▶ _Data rows_
■ ■ ■ ■ ■ ■ ■

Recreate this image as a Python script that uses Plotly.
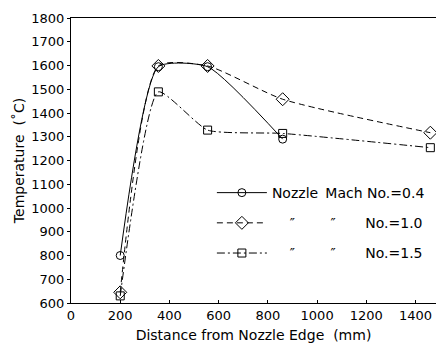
import plotly.graph_objects as go

# Data
dist_04 = [200, 355, 555, 860]
temp_04 = [800, 1595, 1595, 1290]

dist_10 = [200, 355, 555, 860, 1460]
temp_10 = [645, 1598, 1598, 1458, 1317]

dist_15 = [200, 355, 555, 860, 1460]
temp_15 = [630, 1489, 1328, 1314, 1254]

NB = "\u00a0"
TH = "\u2009"
DITTO = "\u2033"
names = [
    "Nozzle" + TH + " Mach No.=0.4",
    NB * 4 + DITTO + NB * 8 + DITTO + NB * 6 + TH + "No.=1.0",
    NB * 4 + DITTO + NB * 8 + DITTO + NB * 6 + TH + "No.=1.5",
]

x_ticks = [0, 200, 400, 600, 800, 1000, 1200, 1400]
y_ticks = list(range(600, 1801, 100))

FONT = "DejaVu Sans"

fig = go.Figure()
fig.add_trace(go.Scatter(
    x=dist_04, y=temp_04, name=names[0], legendgroup="a",
    mode="lines+markers",
    line=dict(color="black", width=1, shape="spline", smoothing=0.55, dash="solid"),
    marker=dict(symbol="circle-open", size=8, color="black", line=dict(width=1)),
))
fig.add_trace(go.Scatter(
    x=dist_10, y=temp_10, name=names[1], legendgroup="b",
    mode="lines+markers",
    line=dict(color="black", width=1, shape="spline", smoothing=0.6, dash="6px,4px"),
    marker=dict(symbol="diamond-open", size=10, color="black", line=dict(width=1)),
))
fig.add_trace(go.Scatter(
    x=dist_15, y=temp_15, name=names[2], legendgroup="c",
    mode="lines+markers",
    line=dict(color="black", width=1, shape="spline", smoothing=0.5, dash="8px,3px,2px,3px"),
    marker=dict(symbol="square-open", size=8, color="black", line=dict(width=1)),
))

fig.update_layout(
    width=436, height=345,
    margin=dict(l=71, r=0, t=18, b=42),
    paper_bgcolor="white", plot_bgcolor="white",
    font=dict(family=FONT, size=13, color="black"),
    showlegend=True,
    legend=dict(
        x=0.386, y=0.442, xanchor="left", yanchor="top",
        bgcolor="rgba(0,0,0,0)", borderwidth=0,
        traceorder="grouped", tracegroupgap=9,
        itemwidth=50, font=dict(family=FONT, size=14),
    ),
    xaxis=dict(
        range=[0, 1483], tickvals=x_ticks, ticktext=[str(v) for v in x_ticks],
        showgrid=False, zeroline=False, showline=True, linecolor="black", linewidth=1,
        mirror=True, ticks="inside", ticklen=3, tickcolor="black", automargin=False,
        tickfont=dict(family=FONT, size=13),
        title=dict(text="Distance from Nozzle Edge\u00a0\u00a0(mm)", font=dict(family=FONT, size=14), standoff=8),
    ),
    yaxis=dict(
        range=[600, 1800], tickvals=y_ticks, ticktext=[str(v) for v in y_ticks],
        showgrid=False, zeroline=False, showline=True, linecolor="black", linewidth=1,
        mirror=False, ticks="outside", ticklen=3, tickcolor="black", automargin=False,
        tickfont=dict(family=FONT, size=13),
        title=dict(text="Temperature\u00a0\u00a0(\u02daC)", font=dict(family=FONT, size=14), standoff=3),
    ),
)

fig.write_html("out.html", config={"displayModeBar": False},
               post_script="document.body.style.margin='0';")
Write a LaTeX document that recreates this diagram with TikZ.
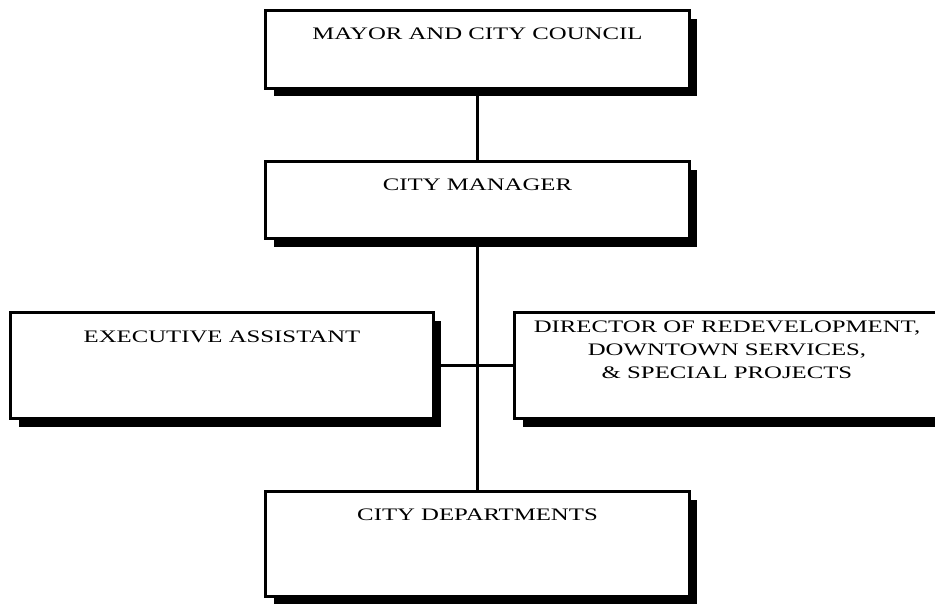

■ ■ ■ ■ ■ ■ ■

Repeat the listing above up to and including the line with "temp_10 = [645, 1598, 1598, 1458, 1317]", starting from its first line. Drop any pictures.

▶ _Task result_
Recreate this image as a Python script that uses Plotly.
import plotly.graph_objects as go

# Data
dist_04 = [200, 355, 555, 860]
temp_04 = [800, 1595, 1595, 1290]

dist_10 = [200, 355, 555, 860, 1460]
temp_10 = [645, 1598, 1598, 1458, 1317]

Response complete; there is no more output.